Still on a French note: Families, sadly, can break up quickly. So can business partnerships as a result. It’s not many months since Mark Siddle of Domaine Bertagna in Burgundy was announcing a joint venture with the fashionable local winery De Toren. Alas, some of Mark’s other little pleasures in life came to the attention of his wife and, well, there’s lots of dissolution as a result. (And a revelation of the shallowness of Mark’s effective presentation of himself as ‘owner’ of Bertagna, etc; he merely married richly above himself.) While the maiden vintage of the wine will be released (in France) in a few months, and the status of the partnership is not entirely clear, the farm is up for sale, I believe – in case you’re looking for some good Helderberg vineyard.

 
Comments

With regard to Calyon judges being treated as professionals: I'm told that, in fact, the cheques are in the post, as it were. So the judges will be able to eat this month, after all.
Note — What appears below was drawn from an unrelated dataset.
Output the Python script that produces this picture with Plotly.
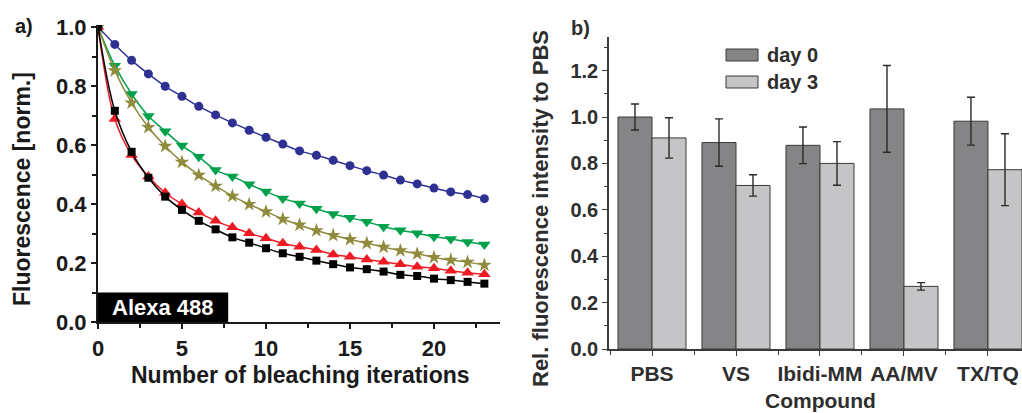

It has also been pointed out to me that I really meant Adelaide when I said Melbourne is the place that the sponsored student is going to. This mistake is, of course, simply due to my elderly brain being somewhat overburdened – the snide suggestion that I might think all Australian cities are the same is grossly unfair (though I do think they all share one major disadvantage...).  Even more snidely (how can people be so rude?) it was suggested that the skills to be taught this poor young man there are more likely to transform the Cape wine industry for the good than my 'slavering and myopic obsession with the Old World'.